▶ WORK TO COMPLETE: Skip the pictures. Reproduce all other material exactly.

+++ PROVIDED DATA +++

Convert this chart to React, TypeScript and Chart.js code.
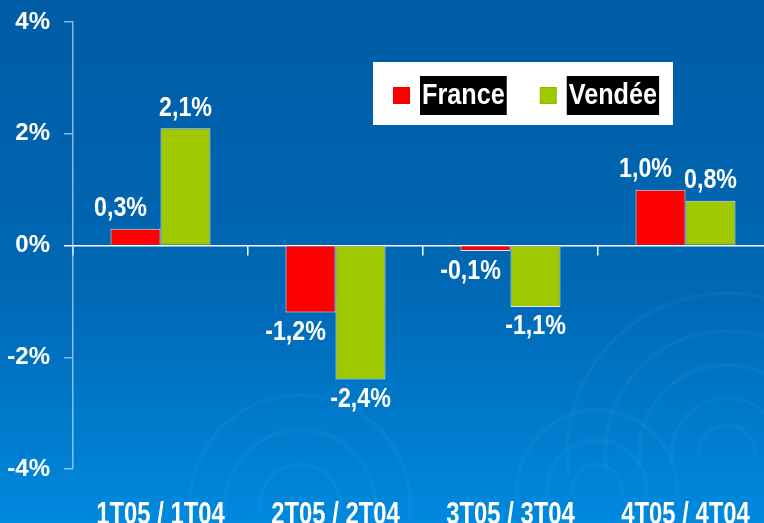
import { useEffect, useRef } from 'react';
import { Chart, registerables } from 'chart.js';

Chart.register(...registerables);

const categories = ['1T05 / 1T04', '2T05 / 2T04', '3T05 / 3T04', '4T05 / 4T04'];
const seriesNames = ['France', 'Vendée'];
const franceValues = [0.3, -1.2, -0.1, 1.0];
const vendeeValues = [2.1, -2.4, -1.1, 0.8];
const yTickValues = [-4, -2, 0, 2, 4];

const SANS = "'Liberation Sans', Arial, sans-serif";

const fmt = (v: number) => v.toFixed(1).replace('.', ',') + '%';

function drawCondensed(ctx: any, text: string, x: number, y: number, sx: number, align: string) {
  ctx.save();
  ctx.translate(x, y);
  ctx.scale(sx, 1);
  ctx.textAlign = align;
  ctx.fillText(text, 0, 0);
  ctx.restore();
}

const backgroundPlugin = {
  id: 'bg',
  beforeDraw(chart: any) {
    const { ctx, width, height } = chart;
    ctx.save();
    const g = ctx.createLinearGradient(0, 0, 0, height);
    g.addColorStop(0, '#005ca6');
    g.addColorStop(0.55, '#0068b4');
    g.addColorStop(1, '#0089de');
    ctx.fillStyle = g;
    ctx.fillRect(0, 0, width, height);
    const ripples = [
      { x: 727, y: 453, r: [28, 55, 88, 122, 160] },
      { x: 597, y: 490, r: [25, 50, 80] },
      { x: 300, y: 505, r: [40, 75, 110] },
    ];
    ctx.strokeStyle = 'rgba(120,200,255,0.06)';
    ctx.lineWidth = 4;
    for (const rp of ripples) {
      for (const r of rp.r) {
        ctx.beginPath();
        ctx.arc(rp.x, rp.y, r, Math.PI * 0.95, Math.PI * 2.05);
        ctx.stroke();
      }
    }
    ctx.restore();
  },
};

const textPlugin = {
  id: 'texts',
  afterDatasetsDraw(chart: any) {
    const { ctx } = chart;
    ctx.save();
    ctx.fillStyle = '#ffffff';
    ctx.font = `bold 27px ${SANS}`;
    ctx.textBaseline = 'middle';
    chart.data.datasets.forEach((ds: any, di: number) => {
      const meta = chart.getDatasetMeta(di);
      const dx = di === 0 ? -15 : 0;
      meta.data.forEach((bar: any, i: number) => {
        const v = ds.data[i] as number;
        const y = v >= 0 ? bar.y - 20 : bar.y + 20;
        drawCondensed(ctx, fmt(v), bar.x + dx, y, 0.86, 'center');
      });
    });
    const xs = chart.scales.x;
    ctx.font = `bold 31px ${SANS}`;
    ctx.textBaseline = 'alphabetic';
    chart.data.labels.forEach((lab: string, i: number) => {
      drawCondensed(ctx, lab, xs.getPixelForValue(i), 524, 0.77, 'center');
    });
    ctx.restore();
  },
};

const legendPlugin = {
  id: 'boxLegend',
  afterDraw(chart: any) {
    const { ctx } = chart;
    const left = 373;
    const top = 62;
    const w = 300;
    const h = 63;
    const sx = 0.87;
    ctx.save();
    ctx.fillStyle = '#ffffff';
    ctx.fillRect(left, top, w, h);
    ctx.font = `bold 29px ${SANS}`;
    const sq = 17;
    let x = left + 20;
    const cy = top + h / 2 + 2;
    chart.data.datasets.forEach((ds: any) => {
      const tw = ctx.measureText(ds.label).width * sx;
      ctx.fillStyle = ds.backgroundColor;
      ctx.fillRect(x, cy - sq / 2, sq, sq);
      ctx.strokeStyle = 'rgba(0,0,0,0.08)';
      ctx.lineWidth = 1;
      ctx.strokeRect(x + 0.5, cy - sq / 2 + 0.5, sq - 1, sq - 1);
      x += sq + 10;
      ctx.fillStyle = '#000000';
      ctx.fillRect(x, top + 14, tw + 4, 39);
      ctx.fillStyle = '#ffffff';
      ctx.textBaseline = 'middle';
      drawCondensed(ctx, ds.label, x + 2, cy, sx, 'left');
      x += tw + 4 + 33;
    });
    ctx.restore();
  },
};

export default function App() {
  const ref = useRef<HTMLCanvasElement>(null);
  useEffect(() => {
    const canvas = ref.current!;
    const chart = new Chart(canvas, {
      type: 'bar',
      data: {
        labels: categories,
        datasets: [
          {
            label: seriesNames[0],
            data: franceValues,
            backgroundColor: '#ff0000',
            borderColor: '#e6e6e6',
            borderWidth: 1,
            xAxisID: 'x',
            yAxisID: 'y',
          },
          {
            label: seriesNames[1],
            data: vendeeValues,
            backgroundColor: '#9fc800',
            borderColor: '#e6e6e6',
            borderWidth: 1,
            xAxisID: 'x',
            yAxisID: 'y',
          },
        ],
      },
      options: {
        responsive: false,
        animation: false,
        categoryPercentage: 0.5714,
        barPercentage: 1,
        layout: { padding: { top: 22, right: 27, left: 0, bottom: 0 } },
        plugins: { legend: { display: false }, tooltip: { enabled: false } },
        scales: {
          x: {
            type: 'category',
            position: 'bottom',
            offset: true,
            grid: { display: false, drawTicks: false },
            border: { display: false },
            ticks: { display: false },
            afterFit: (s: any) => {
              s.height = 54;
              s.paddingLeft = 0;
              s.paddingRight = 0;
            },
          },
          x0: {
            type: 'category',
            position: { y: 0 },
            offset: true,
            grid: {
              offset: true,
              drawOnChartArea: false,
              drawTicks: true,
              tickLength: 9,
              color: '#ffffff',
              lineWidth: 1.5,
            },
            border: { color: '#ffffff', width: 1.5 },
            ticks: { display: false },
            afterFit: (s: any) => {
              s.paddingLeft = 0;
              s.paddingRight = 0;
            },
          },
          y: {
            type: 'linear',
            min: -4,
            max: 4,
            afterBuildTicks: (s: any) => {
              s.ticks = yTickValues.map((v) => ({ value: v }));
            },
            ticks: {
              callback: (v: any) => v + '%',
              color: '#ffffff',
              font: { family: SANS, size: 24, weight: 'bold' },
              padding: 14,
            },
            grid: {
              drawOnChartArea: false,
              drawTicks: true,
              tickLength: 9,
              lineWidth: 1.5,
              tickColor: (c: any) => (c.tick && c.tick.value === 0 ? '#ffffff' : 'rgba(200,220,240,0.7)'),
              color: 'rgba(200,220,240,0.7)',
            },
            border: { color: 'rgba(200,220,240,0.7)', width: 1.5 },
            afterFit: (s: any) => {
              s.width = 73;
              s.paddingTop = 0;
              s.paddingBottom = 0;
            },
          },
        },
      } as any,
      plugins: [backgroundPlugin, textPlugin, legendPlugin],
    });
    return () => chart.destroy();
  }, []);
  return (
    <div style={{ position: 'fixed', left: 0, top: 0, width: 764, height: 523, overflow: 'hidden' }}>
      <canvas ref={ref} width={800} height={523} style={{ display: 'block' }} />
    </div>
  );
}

+++

▶ RESPONSE:
Convert this chart to React, TypeScript and Chart.js code.
import { useEffect, useRef } from 'react';
import { Chart, registerables } from 'chart.js';

Chart.register(...registerables);

const categories = ['1T05 / 1T04', '2T05 / 2T04', '3T05 / 3T04', '4T05 / 4T04'];
const seriesNames = ['France', 'Vendée'];
const franceValues = [0.3, -1.2, -0.1, 1.0];
const vendeeValues = [2.1, -2.4, -1.1, 0.8];
const yTickValues = [-4, -2, 0, 2, 4];

const SANS = "'Liberation Sans', Arial, sans-serif";

const fmt = (v: number) => v.toFixed(1).replace('.', ',') + '%';

function drawCondensed(ctx: any, text: string, x: number, y: number, sx: number, align: string) {
  ctx.save();
  ctx.translate(x, y);
  ctx.scale(sx, 1);
  ctx.textAlign = align;
  ctx.fillText(text, 0, 0);
  ctx.restore();
}

const backgroundPlugin = {
  id: 'bg',
  beforeDraw(chart: any) {
    const { ctx, width, height } = chart;
    ctx.save();
    const g = ctx.createLinearGradient(0, 0, 0, height);
    g.addColorStop(0, '#005ca6');
    g.addColorStop(0.55, '#0068b4');
    g.addColorStop(1, '#0089de');
    ctx.fillStyle = g;
    ctx.fillRect(0, 0, width, height);
    const ripples = [
      { x: 727, y: 453, r: [28, 55, 88, 122, 160] },
      { x: 597, y: 490, r: [25, 50, 80] },
      { x: 300, y: 505, r: [40, 75, 110] },
    ];
    ctx.strokeStyle = 'rgba(120,200,255,0.06)';
    ctx.lineWidth = 4;
    for (const rp of ripples) {
      for (const r of rp.r) {
        ctx.beginPath();
        ctx.arc(rp.x, rp.y, r, Math.PI * 0.95, Math.PI * 2.05);
        ctx.stroke();
      }
    }
    ctx.restore();
  },
};

const textPlugin = {
  id: 'texts',
  afterDatasetsDraw(chart: any) {
    const { ctx } = chart;
    ctx.save();
    ctx.fillStyle = '#ffffff';
    ctx.font = `bold 27px ${SANS}`;
    ctx.textBaseline = 'middle';
    chart.data.datasets.forEach((ds: any, di: number) => {
      const meta = chart.getDatasetMeta(di);
      const dx = di === 0 ? -15 : 0;
      meta.data.forEach((bar: any, i: number) => {
        const v = ds.data[i] as number;
        const y = v >= 0 ? bar.y - 20 : bar.y + 20;
        drawCondensed(ctx, fmt(v), bar.x + dx, y, 0.86, 'center');
      });
    });
    const xs = chart.scales.x;
    ctx.font = `bold 31px ${SANS}`;
    ctx.textBaseline = 'alphabetic';
    chart.data.labels.forEach((lab: string, i: number) => {
      drawCondensed(ctx, lab, xs.getPixelForValue(i), 524, 0.77, 'center');
    });
    ctx.restore();
  },
};

const legendPlugin = {
  id: 'boxLegend',
  afterDraw(chart: any) {
    const { ctx } = chart;
    const left = 373;
    const top = 62;
    const w = 300;
    const h = 63;
    const sx = 0.87;
    ctx.save();
    ctx.fillStyle = '#ffffff';
    ctx.fillRect(left, top, w, h);
    ctx.font = `bold 29px ${SANS}`;
    const sq = 17;
    let x = left + 20;
    const cy = top + h / 2 + 2;
    chart.data.datasets.forEach((ds: any) => {
      const tw = ctx.measureText(ds.label).width * sx;
      ctx.fillStyle = ds.backgroundColor;
      ctx.fillRect(x, cy - sq / 2, sq, sq);
      ctx.strokeStyle = 'rgba(0,0,0,0.08)';
      ctx.lineWidth = 1;
      ctx.strokeRect(x + 0.5, cy - sq / 2 + 0.5, sq - 1, sq - 1);
      x += sq + 10;
      ctx.fillStyle = '#000000';
      ctx.fillRect(x, top + 14, tw + 4, 39);
      ctx.fillStyle = '#ffffff';
      ctx.textBaseline = 'middle';
      drawCondensed(ctx, ds.label, x + 2, cy, sx, 'left');
      x += tw + 4 + 33;
    });
    ctx.restore();
  },
};

export default function App() {
  const ref = useRef<HTMLCanvasElement>(null);
  useEffect(() => {
    const canvas = ref.current!;
    const chart = new Chart(canvas, {
      type: 'bar',
      data: {
        labels: categories,
        datasets: [
          {
            label: seriesNames[0],
            data: franceValues,
            backgroundColor: '#ff0000',
            borderColor: '#e6e6e6',
            borderWidth: 1,
            xAxisID: 'x',
            yAxisID: 'y',
          },
          {
            label: seriesNames[1],
            data: vendeeValues,
            backgroundColor: '#9fc800',
            borderColor: '#e6e6e6',
            borderWidth: 1,
            xAxisID: 'x',
            yAxisID: 'y',
          },
        ],
      },
      options: {
        responsive: false,
        animation: false,
        categoryPercentage: 0.5714,
        barPercentage: 1,
        layout: { padding: { top: 22, right: 27, left: 0, bottom: 0 } },
        plugins: { legend: { display: false }, tooltip: { enabled: false } },
        scales: {
          x: {
            type: 'category',
            position: 'bottom',
            offset: true,
            grid: { display: false, drawTicks: false },
            border: { display: false },
            ticks: { display: false },
            afterFit: (s: any) => {
              s.height = 54;
              s.paddingLeft = 0;
              s.paddingRight = 0;
            },
          },
          x0: {
            type: 'category',
            position: { y: 0 },
            offset: true,
            grid: {
              offset: true,
              drawOnChartArea: false,
              drawTicks: true,
              tickLength: 9,
              color: '#ffffff',
              lineWidth: 1.5,
            },
            border: { color: '#ffffff', width: 1.5 },
            ticks: { display: false },
            afterFit: (s: any) => {
              s.paddingLeft = 0;
              s.paddingRight = 0;
            },
          },
          y: {
            type: 'linear',
            min: -4,
            max: 4,
            afterBuildTicks: (s: any) => {
              s.ticks = yTickValues.map((v) => ({ value: v }));
            },
            ticks: {
              callback: (v: any) => v + '%',
              color: '#ffffff',
              font: { family: SANS, size: 24, weight: 'bold' },
              padding: 14,
            },
            grid: {
              drawOnChartArea: false,
              drawTicks: true,
              tickLength: 9,
              lineWidth: 1.5,
              tickColor: (c: any) => (c.tick && c.tick.value === 0 ? '#ffffff' : 'rgba(200,220,240,0.7)'),
              color: 'rgba(200,220,240,0.7)',
            },
            border: { color: 'rgba(200,220,240,0.7)', width: 1.5 },
            afterFit: (s: any) => {
              s.width = 73;
              s.paddingTop = 0;
              s.paddingBottom = 0;
            },
          },
        },
      } as any,
      plugins: [backgroundPlugin, textPlugin, legendPlugin],
    });
    return () => chart.destroy();
  }, []);
  return (
    <div style={{ position: 'fixed', left: 0, top: 0, width: 764, height: 523, overflow: 'hidden' }}>
      <canvas ref={ref} width={800} height={523} style={{ display: 'block' }} />
    </div>
  );
}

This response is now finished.